• _OBJECTIVE_: Leave out the pictures, and retype only the lines from the beginning of the material through the line that contains "from bokeh.resources import INLINE", including both.

• _RECORDED INFORMATION_:
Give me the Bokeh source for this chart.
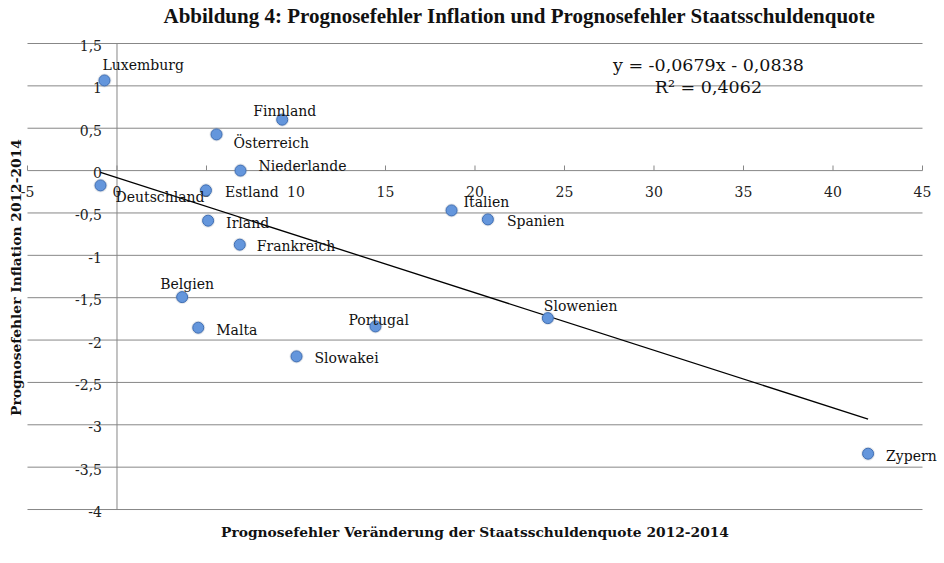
import math
from bokeh.plotting import figure
from bokeh.models import ColumnDataSource, Label
from bokeh.core.properties import value
from bokeh.embed import file_html
from bokeh.resources import INLINE

# ---- data -------------------------------------------------------------
countries = ["Luxemburg", "Finnland", "Österreich", "Niederlande", "Deutschland",
             "Estland", "Irland", "Frankreich", "Italien", "Spanien", "Belgien",
             "Malta", "Portugal", "Slowakei", "Slowenien", "Zypern"]
debt_error = [-0.70, 9.23, 5.56, 6.90, -0.92, 4.97, 5.09, 6.86, 18.69, 20.72,
              3.64, 4.54, 14.44, 10.03, 24.07, 41.96]
infl_error = [1.064, 0.601, 0.427, 0.0, -0.175, -0.233, -0.591, -0.874, -0.470,
              -0.576, -1.493, -1.854, -1.839, -2.193, -1.741, -3.341]

slope = -0.0679
intercept = -0.0838
r_squared = 0.4062

x_ticks = [-5, 0, 5, 10, 15, 20, 25, 30, 35, 40, 45]
x_tick_labels = ["-5", "0", "5", "10", "15", "20", "25", "30", "35", "40", "45"]
y_ticks = [1.5, 1.0, 0.5, 0.0, -0.5, -1.0, -1.5, -2.0, -2.5, -3.0, -3.5, -4.0]
y_tick_labels = ["1,5", "1", "0,5", "0", "-0,5", "-1", "-1,5", "-2", "-2,5", "-3", "-3,5", "-4"]

# label placement (screen pixel offsets from each point)
label_dx = [-2, -29, 17, 18, 15, 19, 18, 17, 12, 19, -22, 18, -27, 18, -4, 18]
label_dy = [-15, -9, 9, -5, 12, 2, 2, 1, -8, 2, -13, 2, -6, 2, -12, 2]

# ---- figure -----------------------------------------------------------
XMIN, XMAX = x_ticks[0], x_ticks[-1]
YMIN, YMAX = y_ticks[-1], y_ticks[0]

p = figure(width=944, height=563, output_backend="svg", toolbar_location=None,
           x_range=(-6.508, 46.229), y_range=(-4.637, 2.0075),
           x_axis_location=None, y_axis_location=None,
           min_border_left=0, min_border_right=0, min_border_top=0, min_border_bottom=0)
p.title.visible = False
p.grid.visible = False
p.outline_line_color = None
p.background_fill_color = "white"
p.border_fill_color = "white"

grid_color = "#878787"
serif = value("DejaVu Serif")

# horizontal gridlines
p.segment(x0=[XMIN] * len(y_ticks), x1=[XMAX] * len(y_ticks), y0=y_ticks, y1=y_ticks,
          line_color=grid_color, line_width=1)
# vertical axis at x = 0
p.segment(x0=[0], x1=[0], y0=[YMIN], y1=[YMAX], line_color=grid_color, line_width=1)
# x ticks (upwards)
p.segment(x0=x_ticks, x1=x_ticks, y0=[0] * len(x_ticks), y1=[0.06] * len(x_ticks),
          line_color=grid_color, line_width=1)

# tick labels
p.text(x=x_ticks, y=[0] * len(x_ticks), text=x_tick_labels, y_offset=21,
       text_align="center", text_baseline="middle", text_font=serif,
       text_font_size="14px", text_color="#222222")
p.text(x=[0] * len(y_ticks), y=y_ticks, text=y_tick_labels, x_offset=-15, y_offset=2,
       text_align="right", text_baseline="middle", text_font=serif,
       text_font_size="14px", text_color="#222222")

# trendline
x0, x1 = min(debt_error), max(debt_error)
p.line([x0, x1], [slope * x0 + intercept, slope * x1 + intercept],
       line_color="black", line_width=1.3)

# points
src = ColumnDataSource(dict(x=debt_error, y=infl_error, name=countries,
                            dx=label_dx, dy=label_dy))
p.scatter("x", "y", source=src, size=14, fill_color="#9aa3b0", fill_alpha=0.25,
          line_color=None)
p.scatter("x", "y", source=src, size=11, fill_color="#6496dc", line_color="#3f6eb3",
          line_width=1)
p.text("x", "y", text="name", source=src, x_offset="dx", y_offset="dy",
       text_align="left", text_baseline="middle", text_font=serif,
       text_font_size="14px", text_color="#111111")

# regression equation
eq = "y = {:.4f}x - {:.4f}".format(slope, abs(intercept)).replace(".", ",")
r2 = "R² = {:.4f}".format(r_squared).replace(".", ",")
p.add_layout(Label(x=33.04, y=1.252, text=eq, text_align="center", text_baseline="middle",
                   text_font="DejaVu Serif", text_font_size="17.5px", text_color="#111111"))
p.add_layout(Label(x=33.04, y=0.981, text=r2, text_align="center", text_baseline="middle",
                   text_font="DejaVu Serif", text_font_size="17.5px", text_color="#111111"))

# titles
p.add_layout(Label(x=22.49, y=1.82,
                   text="Abbildung 4: Prognosefehler Inflation und Prognosefehler Staatsschuldenquote",
                   text_align="center", text_baseline="middle", text_font="Liberation Serif",
                   text_font_style="bold", text_font_size="21px", text_color="#111111"))
p.add_layout(Label(x=20.0, y=-4.271,
                   text="Prognosefehler Veränderung der Staatsschuldenquote 2012-2014",
                   text_align="center", text_baseline="middle", text_font="DejaVu Serif",
                   text_font_style="bold", text_font_size="13.8px", text_color="#111111"))
p.add_layout(Label(x=-5.67, y=-1.262, angle=math.pi / 2,
                   text="Prognosefehler Inflation 2012-2014",
                   text_align="center", text_baseline="middle", text_font="DejaVu Serif",
                   text_font_style="bold", text_font_size="13.8px", text_color="#111111"))

open("out.html", "w").write(file_html(p, INLINE))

• _THE SOLUTION_:
Give me the Bokeh source for this chart.
import math
from bokeh.plotting import figure
from bokeh.models import ColumnDataSource, Label
from bokeh.core.properties import value
from bokeh.embed import file_html
from bokeh.resources import INLINE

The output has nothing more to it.